Abstract Search

ISEF | Projects Database | Finalist Abstract

Back to Search Results | Print PDF

Modifying and Applying the kth Nearest Neighbor Algorithm to Enhance the Classification of Breast Cancer Tumors

Booth Id:
CBIO042

Category:
Computational Biology and Bioinformatics

Year:
2017

Finalist Names:
Khurana, Rohit

Abstract:
The kth nearest neighbor algorithm (kNN) is a non-parametric method used for classification, in which a query point is compared to a data set of points with predetermined classes. The nearest neighbors are determined through the smallest Euclidean distance from this query point; its classification is then discerned by the label that is most abundant among its neighbors. This experiment sought to improve classification of breast cancer samples by modifying kNN. The standard kNN only classifies points based on distance, which could yield a high percentage error. Marginal points can be misclassified because outliers are given an equal weight to points more representative of their classes.
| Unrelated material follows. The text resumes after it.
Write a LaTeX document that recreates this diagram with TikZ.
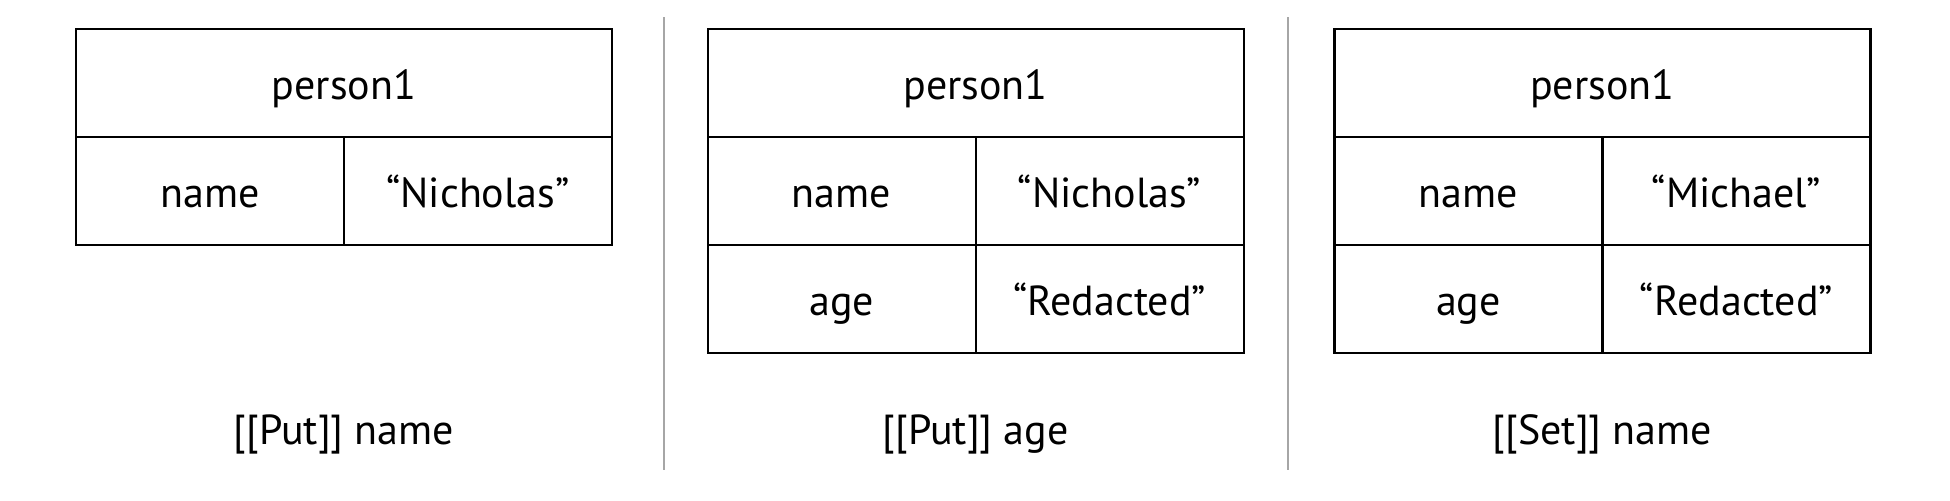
\documentclass[tikz,border=0pt]{standalone}
\usepackage{fontspec}
\setmainfont{PT Sans}
\begin{document}
\begin{tikzpicture}[x=0.5pt,y=-0.5pt,
  cell/.style={draw=black,line width=1.1pt,minimum width=134pt,minimum height=54.1pt,inner sep=0pt,text height=17pt,text depth=0.2pt,font=\fontsize{21}{24}\selectfont},
  head/.style={cell,minimum width=268pt},
  sep/.style={draw=black!35,line width=1pt},
  caption/.style={anchor=base,inner sep=0pt,font=\fontsize{21}{24}\selectfont}]
\useasboundingbox (0,0) rectangle (1950,500);
% table 1
\node[head] (h1) at (343.9,82.7) {person1};
\node[cell] (n1k) at (209.9,190.9) {name};
\node[cell] (n1v) at (477.9,190.9) {“Nicholas”};
\node[caption] (c1) at (343.9,444) {[[Put]] name};
% separator 1
\coordinate (s1a) at (664,17);
\coordinate (s1b) at (664,470);
\draw[sep] (s1a) -- (s1b);
% table 2
\node[head] (h2) at (975.6,82.7) {person1};
\node[cell] (n2k) at (841.6,190.9) {name};
\node[cell] (n2v) at (1109.6,190.9) {“Nicholas”};
\node[cell] (a2k) at (841.6,299) {age};
\node[cell] (a2v) at (1109.6,299) {“Redacted”};
\node[caption] (c2) at (975.6,444) {[[Put]] age};
% separator 2
\coordinate (s2a) at (1288.4,17);
\coordinate (s2b) at (1288.4,470);
\draw[sep] (s2a) -- (s2b);
% table 3
\node[head] (h3) at (1602.4,82.7) {person1};
\node[cell] (n3k) at (1468.4,190.9) {name};
\node[cell] (n3v) at (1736.4,190.9) {“Michael”};
\node[cell] (a3k) at (1468.4,299) {age};
\node[cell] (a3v) at (1736.4,299) {“Redacted”};
\node[caption] (c3) at (1602.4,444) {[[Set]] name};
\end{tikzpicture}
\end{document}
A breast cancer data set, in which each patient had ten features, was utilized. There were two themes of kNN modification: modifying how nearest neighbors were determined (Point Radius Method) as well as determining the confidence of neighbors (Gaussian Class Confidence Weights, Fuzzy Algorithm, Local Gaussian Function, Coefficient Mean Distance). The point radius method achieved the highest percentage accuracy when k = 1. For both the Gaussian weighting scheme and Fuzzy Algorithm, error rates decreased as the number of nearest neighbors increased. Local Gaussian function witnessed the most stable percentage accuracies and outperformed standard kNN algorithm at many k values. Lastly, coefficient mean distance achieved high percentage accuracies for high k values (e.g. 173). The optimal range for neighbors, averaged across all modifications, was between k = 11 and k = 15.